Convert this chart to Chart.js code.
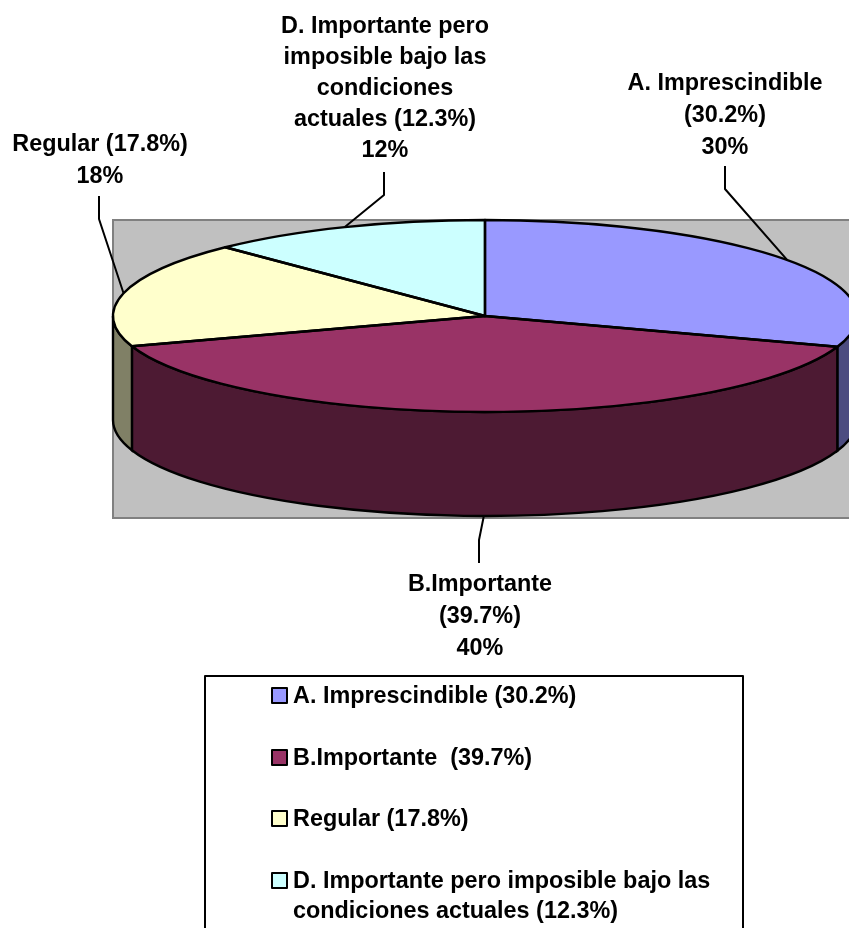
<!DOCTYPE html>
<html lang="es">
<head>
<meta charset="utf-8">
<title>Importancia</title>
<script src="https://cdn.jsdelivr.net/npm/chart.js@4/dist/chart.umd.min.js"></script>
<style>
    html, body { margin: 0; padding: 0; background: #fff; overflow: hidden; }
    canvas { display: block; }
</style>
</head>
<body>
<canvas id="pieChart" width="849" height="928"></canvas>
<script>
// datos
const categories = ['A. Imprescindible (30.2%)', 'B.Importante  (39.7%)', 'Regular (17.8%)', 'D. Importante pero imposible bajo las condiciones actuales (12.3%)'];
const values = [30.2, 39.7, 17.8, 12.3];
const sliceColors = ['#9999ff', '#993366', '#ffffcc', '#ccffff'];
const wallColors = ['#4c4c80', '#4d1a33', '#808066', '#668080'];

// etiquetas de cada sector, ya partidas en lineas
const sliceLabelLines = [
    ['A. Imprescindible', '(30.2%)', '30%'],
    ['B.Importante', '(39.7%)', '40%'],
    ['Regular (17.8%)', '18%'],
    ['D. Importante pero', 'imposible bajo las', 'condiciones', 'actuales (12.3%)', '12%']
];
const legendLines = [
    ['A. Imprescindible (30.2%)'],
    ['B.Importante  (39.7%)'],
    ['Regular (17.8%)'],
    ['D. Importante pero imposible bajo las', 'condiciones actuales (12.3%)']
];

// geometria del pastel
const RADIUS = 372;
const CENTER_X = 485;
const CENTER_Y = 316;
const SQUASH = 96 / 372;
const DEPTH = 104;
const FONT = 'bold 23.4px "Liberation Sans", Arial, sans-serif';
const LINE_WIDTH = 2.4;

// posicion de cada etiqueta y codo de su linea guia
const labelBoxes = [
    { x: 725, y: 84, lineHeight: 32, elbow: [725, 189], start: [725, 166] },
    { x: 480, y: 585, lineHeight: 32, elbow: [479, 540], start: [479, 563] },
    { x: 100, y: 145, lineHeight: 32, elbow: [99, 219], start: [99, 196] },
    { x: 385, y: 27, lineHeight: 31, elbow: [384, 195], start: [384, 172] }
];
const legendBox = { left: 205, top: 676, right: 743, bottom: 940 };
const legendRows = [695, 757, 818, 880];

// fondo gris del area de trazado
function drawPlotArea(ctx) {
    ctx.fillStyle = '#c0c0c0';
    ctx.fillRect(113, 220, 760, 298);
    ctx.strokeStyle = '#808080';
    ctx.lineWidth = 2;
    ctx.strokeRect(113, 220, 760, 298);
}

// cara lateral: solo la mitad delantera del pastel
function drawWalls(ctx, arcs) {
    const ry = RADIUS * SQUASH;
    ctx.lineWidth = LINE_WIDTH;
    ctx.strokeStyle = '#000';
    arcs.forEach(function(arc, i) {
        const from = Math.max(arc.startAngle, 0);
        const to = Math.min(arc.endAngle, Math.PI);
        if (from >= to) return;
        ctx.beginPath();
        ctx.ellipse(CENTER_X, CENTER_Y, RADIUS, ry, 0, from, to);
        ctx.ellipse(CENTER_X, CENTER_Y + DEPTH, RADIUS, ry, 0, to, from, true);
        ctx.closePath();
        ctx.fillStyle = wallColors[i];
        ctx.fill();
        ctx.stroke();
    });
}

// contorno de cada sector, con grosor uniforme fuera de la escala vertical
function drawOutlines(ctx, arcs) {
    const ry = RADIUS * SQUASH;
    ctx.lineWidth = LINE_WIDTH;
    ctx.strokeStyle = '#000';
    ctx.lineJoin = 'round';
    arcs.forEach(function(arc) {
        ctx.beginPath();
        ctx.moveTo(CENTER_X, CENTER_Y);
        ctx.ellipse(CENTER_X, CENTER_Y, RADIUS, ry, 0, arc.startAngle, arc.endAngle);
        ctx.closePath();
        ctx.stroke();
    });
}

function drawSliceLabels(ctx, arcs) {
    const ry = RADIUS * SQUASH;
    ctx.font = FONT;
    ctx.fillStyle = '#000';
    ctx.textAlign = 'center';
    ctx.textBaseline = 'middle';
    ctx.lineWidth = 2;
    ctx.strokeStyle = '#000';
    arcs.forEach(function(arc, i) {
        const box = labelBoxes[i];
        sliceLabelLines[i].forEach(function(line, n) {
            ctx.fillText(line, box.x, box.y + n * box.lineHeight);
        });
        // la guia termina en el borde del sector, a mitad de su angulo
        const mid = (arc.startAngle + arc.endAngle) / 2;
        let endY = CENTER_Y + Math.sin(mid) * ry;
        if (Math.sin(mid) > 0) endY += DEPTH;
        ctx.beginPath();
        ctx.moveTo(box.start[0], box.start[1]);
        ctx.lineTo(box.elbow[0], box.elbow[1]);
        ctx.lineTo(CENTER_X + Math.cos(mid) * RADIUS, endY);
        ctx.stroke();
    });
}

function drawLegend(ctx) {
    ctx.fillStyle = '#fff';
    ctx.fillRect(legendBox.left, legendBox.top, legendBox.right - legendBox.left, legendBox.bottom - legendBox.top);
    ctx.strokeStyle = '#000';
    ctx.lineWidth = 2;
    ctx.strokeRect(legendBox.left, legendBox.top, legendBox.right - legendBox.left, legendBox.bottom - legendBox.top);

    ctx.font = FONT;
    ctx.textAlign = 'left';
    ctx.textBaseline = 'middle';
    legendLines.forEach(function(lines, i) {
        ctx.fillStyle = sliceColors[i];
        ctx.fillRect(272, legendRows[i] - 7, 15, 15);
        ctx.strokeRect(272, legendRows[i] - 7, 15, 15);
        ctx.fillStyle = '#000';
        lines.forEach(function(line, n) {
            ctx.fillText(line, 293, legendRows[i] + 2 + n * 30);
        });
    });
}

// aplana el pastel y dibuja lo que la libreria no trae
const flatPie = {
    id: 'flatPie',
    beforeDraw(chart) {
        drawPlotArea(chart.ctx);
    },
    beforeDatasetsDraw(chart) {
        const ctx = chart.ctx;
        drawWalls(ctx, chart.getDatasetMeta(0).data);
        ctx.save();
        ctx.translate(CENTER_X, CENTER_Y);
        ctx.scale(1, SQUASH);
        ctx.translate(-CENTER_X, -CENTER_Y);
    },
    afterDatasetsDraw(chart) {
        const ctx = chart.ctx;
        const arcs = chart.getDatasetMeta(0).data;
        ctx.restore();
        drawOutlines(ctx, arcs);
        drawSliceLabels(ctx, arcs);
        drawLegend(ctx);
    }
};

new Chart(document.getElementById('pieChart'), {
    type: 'pie',
    data: {
        labels: categories,
        datasets: [{
            data: values,
            backgroundColor: sliceColors,
            borderWidth: 0,
            radius: RADIUS,
            clip: false
        }]
    },
    options: {
        responsive: false,
        animation: false,
        events: [],
        // deja el centro del area en CENTER_X, CENTER_Y
        layout: { padding: { left: 2 * CENTER_X - 849, right: 0, top: 0, bottom: 928 - 2 * CENTER_Y } },
        plugins: {
            legend: { display: false },
            tooltip: { enabled: false }
        }
    },
    plugins: [flatPie]
});
</script>
</body>
</html>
====================
**WHAT IS EXPECTED**
Write out nothing but the lines from the start of the data through the line with "const LINE_WIDTH = 2.4;". Leave out the pictures.

**SOLUTION**
Convert this chart to Chart.js code.
<!DOCTYPE html>
<html lang="es">
<head>
<meta charset="utf-8">
<title>Importancia</title>
<script src="https://cdn.jsdelivr.net/npm/chart.js@4/dist/chart.umd.min.js"></script>
<style>
    html, body { margin: 0; padding: 0; background: #fff; overflow: hidden; }
    canvas { display: block; }
</style>
</head>
<body>
<canvas id="pieChart" width="849" height="928"></canvas>
<script>
// datos
const categories = ['A. Imprescindible (30.2%)', 'B.Importante  (39.7%)', 'Regular (17.8%)', 'D. Importante pero imposible bajo las condiciones actuales (12.3%)'];
const values = [30.2, 39.7, 17.8, 12.3];
const sliceColors = ['#9999ff', '#993366', '#ffffcc', '#ccffff'];
const wallColors = ['#4c4c80', '#4d1a33', '#808066', '#668080'];

// etiquetas de cada sector, ya partidas en lineas
const sliceLabelLines = [
    ['A. Imprescindible', '(30.2%)', '30%'],
    ['B.Importante', '(39.7%)', '40%'],
    ['Regular (17.8%)', '18%'],
    ['D. Importante pero', 'imposible bajo las', 'condiciones', 'actuales (12.3%)', '12%']
];
const legendLines = [
    ['A. Imprescindible (30.2%)'],
    ['B.Importante  (39.7%)'],
    ['Regular (17.8%)'],
    ['D. Importante pero imposible bajo las', 'condiciones actuales (12.3%)']
];

// geometria del pastel
const RADIUS = 372;
const CENTER_X = 485;
const CENTER_Y = 316;
const SQUASH = 96 / 372;
const DEPTH = 104;
const FONT = 'bold 23.4px "Liberation Sans", Arial, sans-serif';
const LINE_WIDTH = 2.4;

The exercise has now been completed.